Why Choose This Style
Rod pocket is not a heading for primary drapery in a serious residence. It does not traverse cleanly, cannot be motorized, and reads as casual in any formal room.
Its most defensible specification is as a sheer overlay behind a hand-tacked French pleat — a layered system in which the rod-pocket sheer handles daylight and the over-drapery handles privacy and evening mood.
We also specify rod pocket for stationary cottage interiors, breakfast rooms with a single fixed panel, and powder rooms where the drapery is decorative rather than functional.
Where Rod Pocket Drapery Belongs
- Powder rooms
- Breakfast rooms
- Cottage bedrooms
- Stationary side panels
- 8–10 ft. standard ceilings
- Cottage
- Casual coastal
- Country French
- Traditional cottage
Frequently Asked Questions
- Why does the studio rarely specify rod pocket?
- It does not traverse cleanly, cannot be motorized, and reads as casual in any serious residence.
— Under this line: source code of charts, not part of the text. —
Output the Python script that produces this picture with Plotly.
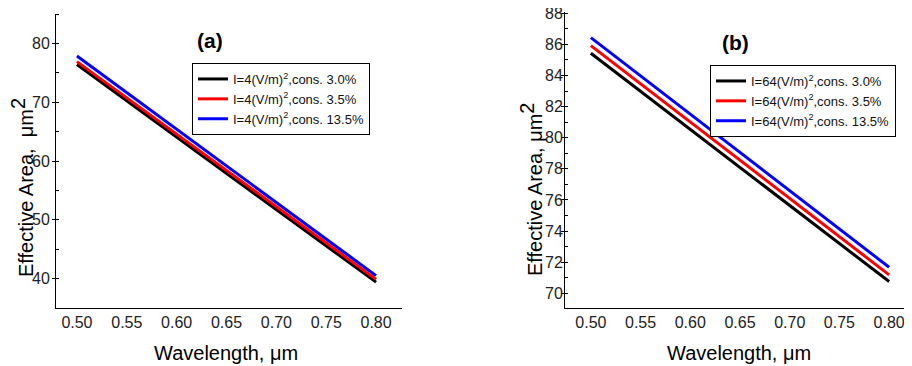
import plotly.graph_objects as go

wavelength = [0.50, 0.65, 0.80]

# panel (a): I = 4 (V/m)^2
a_cons30 = [76.4, 57.9, 39.4]
a_cons35 = [76.9, 58.4, 39.9]
a_cons135 = [77.85, 59.2, 40.5]

# panel (b): I = 64 (V/m)^2
b_cons30 = [85.43, 78.08, 70.75]
b_cons35 = [85.92, 78.55, 71.18]
b_cons135 = [86.43, 79.05, 71.67]

labels_a = ["I=4(V/m)<sup>2</sup>,cons. 3.0%", "I=4(V/m)<sup>2</sup>,cons. 3.5%",
            "I=4(V/m)<sup>2</sup>,cons. 13.5%"]
labels_b = ["I=64(V/m)<sup>2</sup>,cons. 3.0%", "I=64(V/m)<sup>2</sup>,cons. 3.5%",
            "I=64(V/m)<sup>2</sup>,cons. 13.5%"]
colors = ["#000000", "#ff0000", "#0000ff"]

FONT = "Liberation Sans, Arial, sans-serif"
OFF = 8  # page body margin
W, H = 912 - OFF, 366 - OFF

fig = go.Figure()
for ys, lab, c in zip([a_cons30, a_cons35, a_cons135], labels_a, colors):
    fig.add_trace(go.Scatter(x=wavelength, y=ys, mode="lines", name=lab,
                             line=dict(color=c, width=3), xaxis="x", yaxis="y",
                             legend="legend"))
for ys, lab, c in zip([b_cons30, b_cons35, b_cons135], labels_b, colors):
    fig.add_trace(go.Scatter(x=wavelength, y=ys, mode="lines", name=lab,
                             line=dict(color=c, width=3), xaxis="x2", yaxis="y2",
                             legend="legend2"))

def px_x(p):
    return min(1.0, (p - OFF) / W)

def px_y(p):
    return 1 - (p - OFF) / H

axis_common = dict(showline=True, linecolor="black", linewidth=1, showgrid=False,
                   zeroline=False, mirror=False, automargin=False,
                   ticklabeloverflow="allow",
                   tickfont=dict(family=FONT, size=16, color="#222"))

fig.update_layout(
    width=W, height=H,
    margin=dict(l=0, r=0, t=0, b=0, autoexpand=False),
    paper_bgcolor="white", plot_bgcolor="white",
    font=dict(family=FONT, color="black"),
    xaxis=dict(domain=[px_x(56), px_x(402)], range=[0.479, 0.826],
               tickvals=[0.50, 0.55, 0.60, 0.65, 0.70, 0.75, 0.80],
               ticktext=["0.50", "0.55", "0.60", "0.65", "0.70", "0.75", "0.80"],
               ticks="", anchor="y", **axis_common),
    yaxis=dict(domain=[px_y(308), px_y(14)], range=[35, 85],
               tickvals=[40, 50, 60, 70, 80], ticks="outside", ticklen=3,
               tickcolor="black", ticklabelstandoff=-1,
               minor=dict(dtick=5, ticks="inside", ticklen=3, tickcolor="black"),
               anchor="x", **axis_common),
    xaxis2=dict(domain=[px_x(565), px_x(911)], range=[0.474, 0.822],
                tickvals=[0.50, 0.55, 0.60, 0.65, 0.70, 0.75, 0.80],
                ticktext=["0.50", "0.55", "0.60", "0.65", "0.70", "0.75", "0.80"],
                ticks="", anchor="y2", **axis_common),
    yaxis2=dict(domain=[px_y(308), px_y(12)], range=[69.05, 88.08],
                tickvals=[70, 72, 74, 76, 78, 80, 82, 84, 86, 88], ticks="outside",
                ticklen=3, tickcolor="black", ticklabelstandoff=-5,
                minor=dict(dtick=1, ticks="inside", ticklen=3, tickcolor="black"),
                anchor="x2", **axis_common),
    legend=dict(x=px_x(192), y=px_y(63), xanchor="left", yanchor="top",
                bordercolor="black", borderwidth=1, bgcolor="white",
                font=dict(family=FONT, size=13, color="#111"),
                tracegroupgap=0, itemwidth=30),
    legend2=dict(x=px_x(710), y=px_y(65), xanchor="left", yanchor="top",
                 bordercolor="black", borderwidth=1, bgcolor="white",
                 font=dict(family=FONT, size=13, color="#111"),
                 tracegroupgap=0, itemwidth=30),
    showlegend=True,
)

ann = [
    dict(text="<b>(a)</b>", x=px_x(210), y=px_y(40), font=dict(size=21)),
    dict(text="<b>(b)</b>", x=px_x(735), y=px_y(43), font=dict(size=21)),
    dict(text="Wavelength, μm", x=px_x(226), y=px_y(353), font=dict(size=20)),
    dict(text="Wavelength, μm", x=px_x(739), y=px_y(353), font=dict(size=20)),
    dict(text="Effective Area,  μm<sup><span style='font-size:20px'>2</span></sup>",
         x=px_x(22), y=px_y(188), textangle=-90, font=dict(size=20)),
    dict(text="Effective Area, μm<sup><span style='font-size:20px'>2</span></sup>",
         x=px_x(531), y=px_y(190), textangle=-90, font=dict(size=20)),
]
for a in ann:
    a.update(xref="paper", yref="paper", showarrow=False, xanchor="center",
             yanchor="middle")
    a["font"].update(family=FONT, color="black")
    fig.add_annotation(**a)

fig.write_html("out.html")
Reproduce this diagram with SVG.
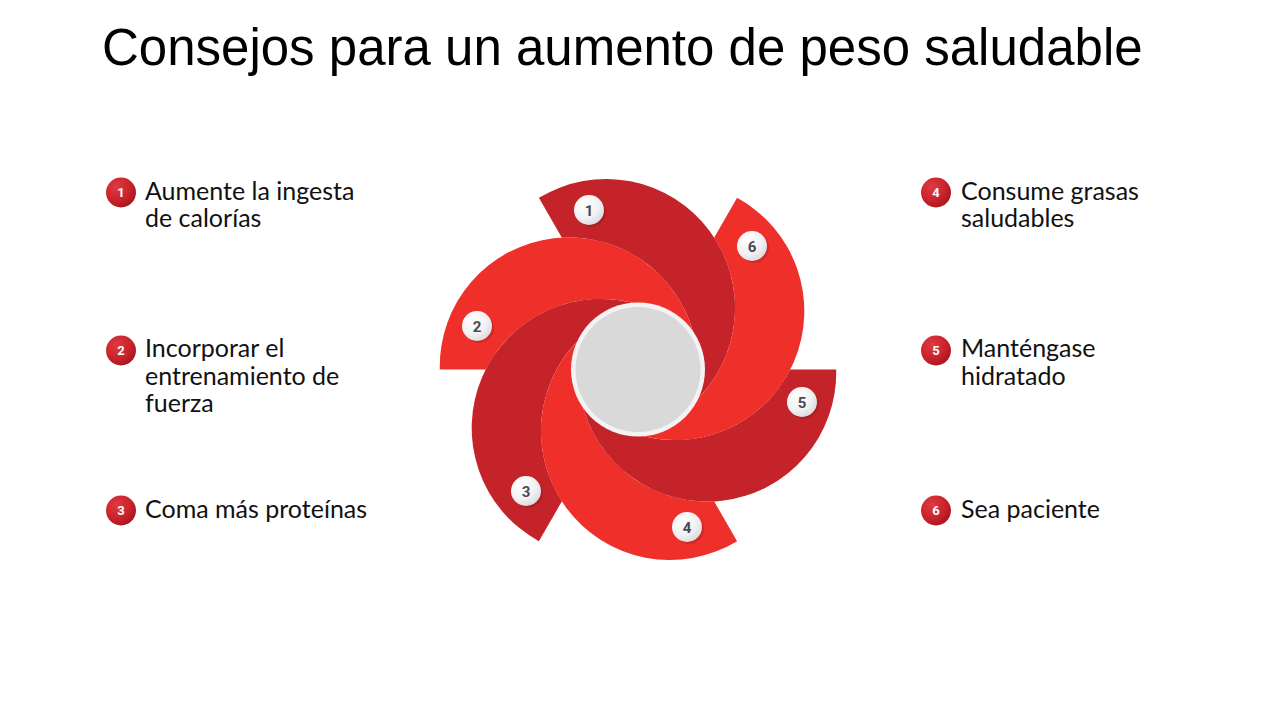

Its appropriate uses are narrow.
- Can rod pocket be used as a sheer layer?
- Yes — this is its most defensible specification in a luxury home. A sheer rod-pocket overlay behind a hand-tacked French pleat is a legitimate layered system.
- Will rod pocket drapery slide easily?
- No. The fabric gathers tightly around the rod and resists traversing. Rod pocket panels are specified as stationary in the studio's work.